上の表にも示したとおり、五十肩の痛みは各時期によって、原因が違います。

各時期に、施す治療も違ってきます。

このように五十肩(肩関節周囲炎)の痛みが長く続くのを防ぐためには、
今どの病期に当たっているのかを見極めていくことが大切になってきます。

治療に関しては、また別のページで、詳しくご紹介します。

五十肩(肩関節周囲炎)はこうやって固まっていきます!

正常な肩関節の動き

関節包は肩関節の安定性に寄与しています。

以下の図のように、肩を挙上したり、動かすことで伸張されます。

健常な肩関節では、腕を下げていると、関節包の下にゆとりがあります。

腕を上げていくと、②のように関節包は適度に緊張し、上腕骨頭もそれに連動し上方に移動します。

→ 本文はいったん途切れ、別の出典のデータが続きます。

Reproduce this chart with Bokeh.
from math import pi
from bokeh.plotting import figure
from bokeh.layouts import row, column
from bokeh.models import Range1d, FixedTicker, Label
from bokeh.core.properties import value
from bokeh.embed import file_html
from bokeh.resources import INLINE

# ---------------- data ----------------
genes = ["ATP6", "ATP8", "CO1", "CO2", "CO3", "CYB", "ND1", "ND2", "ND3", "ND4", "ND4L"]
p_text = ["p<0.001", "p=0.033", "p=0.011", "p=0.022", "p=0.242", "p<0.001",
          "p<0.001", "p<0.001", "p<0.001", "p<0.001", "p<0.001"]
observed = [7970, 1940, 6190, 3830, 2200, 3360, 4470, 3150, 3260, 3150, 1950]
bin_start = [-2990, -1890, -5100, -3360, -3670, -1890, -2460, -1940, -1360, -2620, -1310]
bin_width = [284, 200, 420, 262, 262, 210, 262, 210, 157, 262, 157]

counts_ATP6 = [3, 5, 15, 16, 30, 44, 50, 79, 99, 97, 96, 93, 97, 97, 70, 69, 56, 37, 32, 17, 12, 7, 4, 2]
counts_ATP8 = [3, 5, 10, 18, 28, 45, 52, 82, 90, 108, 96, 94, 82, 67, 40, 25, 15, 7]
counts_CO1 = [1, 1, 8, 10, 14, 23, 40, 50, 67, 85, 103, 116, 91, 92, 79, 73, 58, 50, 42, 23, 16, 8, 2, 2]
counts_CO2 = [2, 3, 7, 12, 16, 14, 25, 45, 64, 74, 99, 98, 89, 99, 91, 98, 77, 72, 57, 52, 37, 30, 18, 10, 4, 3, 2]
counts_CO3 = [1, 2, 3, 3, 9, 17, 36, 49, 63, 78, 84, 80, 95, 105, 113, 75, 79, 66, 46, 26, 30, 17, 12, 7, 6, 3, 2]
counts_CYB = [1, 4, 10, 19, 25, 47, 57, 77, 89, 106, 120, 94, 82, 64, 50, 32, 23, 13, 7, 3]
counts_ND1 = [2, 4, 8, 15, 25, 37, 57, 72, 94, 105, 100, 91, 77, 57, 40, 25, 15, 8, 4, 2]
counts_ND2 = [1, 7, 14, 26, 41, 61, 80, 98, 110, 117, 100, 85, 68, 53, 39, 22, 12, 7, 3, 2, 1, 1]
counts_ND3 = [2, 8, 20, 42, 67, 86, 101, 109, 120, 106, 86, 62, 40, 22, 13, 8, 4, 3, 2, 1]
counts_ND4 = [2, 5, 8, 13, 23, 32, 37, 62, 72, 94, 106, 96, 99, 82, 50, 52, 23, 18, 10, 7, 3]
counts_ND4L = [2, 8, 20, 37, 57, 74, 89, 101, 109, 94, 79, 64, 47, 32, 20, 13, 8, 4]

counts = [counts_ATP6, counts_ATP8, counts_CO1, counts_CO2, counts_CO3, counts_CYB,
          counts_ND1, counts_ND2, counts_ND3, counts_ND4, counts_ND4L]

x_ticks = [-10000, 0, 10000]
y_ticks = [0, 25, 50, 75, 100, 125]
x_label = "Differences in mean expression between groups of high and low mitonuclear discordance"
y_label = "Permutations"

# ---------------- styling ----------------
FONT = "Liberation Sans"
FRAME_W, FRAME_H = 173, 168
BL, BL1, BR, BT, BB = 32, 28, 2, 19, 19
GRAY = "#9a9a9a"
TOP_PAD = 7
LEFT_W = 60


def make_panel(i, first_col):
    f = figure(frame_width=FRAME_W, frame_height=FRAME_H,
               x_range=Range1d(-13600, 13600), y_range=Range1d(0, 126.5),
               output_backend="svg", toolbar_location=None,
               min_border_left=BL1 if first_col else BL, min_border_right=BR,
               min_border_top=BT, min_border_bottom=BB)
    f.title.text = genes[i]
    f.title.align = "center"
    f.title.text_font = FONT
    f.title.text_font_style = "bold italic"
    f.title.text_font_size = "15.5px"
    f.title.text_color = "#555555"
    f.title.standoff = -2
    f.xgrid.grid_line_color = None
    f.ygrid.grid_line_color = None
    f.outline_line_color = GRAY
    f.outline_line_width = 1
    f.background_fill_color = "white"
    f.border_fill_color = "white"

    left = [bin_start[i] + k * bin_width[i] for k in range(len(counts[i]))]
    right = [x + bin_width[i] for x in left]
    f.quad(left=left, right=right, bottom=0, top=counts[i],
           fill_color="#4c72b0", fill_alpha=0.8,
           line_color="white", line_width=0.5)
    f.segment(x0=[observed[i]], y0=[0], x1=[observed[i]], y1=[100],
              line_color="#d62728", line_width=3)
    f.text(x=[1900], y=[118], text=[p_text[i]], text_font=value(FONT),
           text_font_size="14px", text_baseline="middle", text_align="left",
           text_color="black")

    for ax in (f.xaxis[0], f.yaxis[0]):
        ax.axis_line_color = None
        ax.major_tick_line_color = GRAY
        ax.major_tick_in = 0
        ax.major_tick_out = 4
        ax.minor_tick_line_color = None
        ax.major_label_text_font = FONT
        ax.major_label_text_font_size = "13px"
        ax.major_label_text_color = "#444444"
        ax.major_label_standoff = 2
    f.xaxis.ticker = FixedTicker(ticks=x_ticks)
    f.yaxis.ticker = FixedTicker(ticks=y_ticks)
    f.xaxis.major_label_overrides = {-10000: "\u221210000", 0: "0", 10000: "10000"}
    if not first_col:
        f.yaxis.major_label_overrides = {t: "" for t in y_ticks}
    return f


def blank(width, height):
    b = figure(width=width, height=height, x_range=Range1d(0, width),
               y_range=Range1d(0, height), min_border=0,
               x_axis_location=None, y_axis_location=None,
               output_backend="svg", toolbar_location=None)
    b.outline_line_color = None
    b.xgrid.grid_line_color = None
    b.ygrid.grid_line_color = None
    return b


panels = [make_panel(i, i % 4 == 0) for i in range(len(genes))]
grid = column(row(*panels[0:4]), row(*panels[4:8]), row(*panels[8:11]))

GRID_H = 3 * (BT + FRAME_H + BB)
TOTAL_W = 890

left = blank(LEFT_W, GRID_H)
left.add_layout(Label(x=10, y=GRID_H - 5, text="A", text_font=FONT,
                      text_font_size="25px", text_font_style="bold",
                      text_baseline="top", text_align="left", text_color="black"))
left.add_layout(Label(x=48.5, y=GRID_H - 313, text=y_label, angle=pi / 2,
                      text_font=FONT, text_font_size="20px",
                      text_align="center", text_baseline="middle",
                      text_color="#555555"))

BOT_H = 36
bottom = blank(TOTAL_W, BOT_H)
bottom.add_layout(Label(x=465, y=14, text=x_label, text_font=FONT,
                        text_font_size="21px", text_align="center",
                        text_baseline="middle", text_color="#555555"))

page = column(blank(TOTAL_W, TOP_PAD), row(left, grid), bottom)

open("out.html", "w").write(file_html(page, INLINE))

さらに腕を上げていくと、③のように下方の関節包は緊張し上腕骨頭も連動して下方へ移動します。

このように、腕を上げる一連の動作では、関節包の適度なゆとりと緊張がうまく作用して、上腕骨をスムーズに誘導しています。

これが拘縮を起こしていない肩関節の動きです。

拘縮を起こした状態の肩関節
(関節包の緊張による)

以下の図は、関節包の伸張性が低下した状態の肩関節の動きです。

①のように腕を下ろしている状態でも、下方の関節包にゆとりが見られなくなっています。

その状態で、②のように腕を挙上していくと下方の関節包は緊張してしまい、腕を上げられない状態、
つまり肩関節の拘縮がおこってしまいます。

②肩関節周囲筋の短縮(緊張)による拘縮

肩関節の拘縮が起こるもう一つの原因は、以下のように筋肉の緊張です。

以下の図のように腱板の炎症や肩峰下滑液包の炎症が引き金になり、筋肉の緊張が生じます。

肩関節周囲筋周囲の痛みが長引けば、防御反応の悪循環が起こり、
肩の前面に当たる小胸筋や大胸筋、肩の後面に当たる大円筋や三角筋後部繊維、
広背筋、上腕三頭筋長頭などに筋緊張が起こり、肩関節の拘縮が生じます。

このサイクルから抜け出すことが拘縮の改善につながります。

肩関節の拘縮による肩甲骨位置異常

肩関節が拘縮することにより、肩甲骨の位置にも異常が生じます。

以下の図は、拘縮が生じた肩関節において、肩甲骨の位置異常を示したものです。

拘縮肩の場合、腕を下垂した状態では、健常な場合と比べて、肩甲骨が下制前傾位でやや外転、外旋しています。

この結果、肩甲骨同士を引き寄せる働きである、内転位保持能力が低下しているといわれています。

このように、肩関節拘縮の場合、肩甲骨の位置を把握することは、
どの筋肉が緊張しているのか、あるいは、どの筋力が低下しているのかなどを把握することができ、リハビリにおいて非常に役に立ちます。

肩甲骨の動きに関する筋肉や、リハビリの仕方については、
別ページにてご紹介したいと考えています。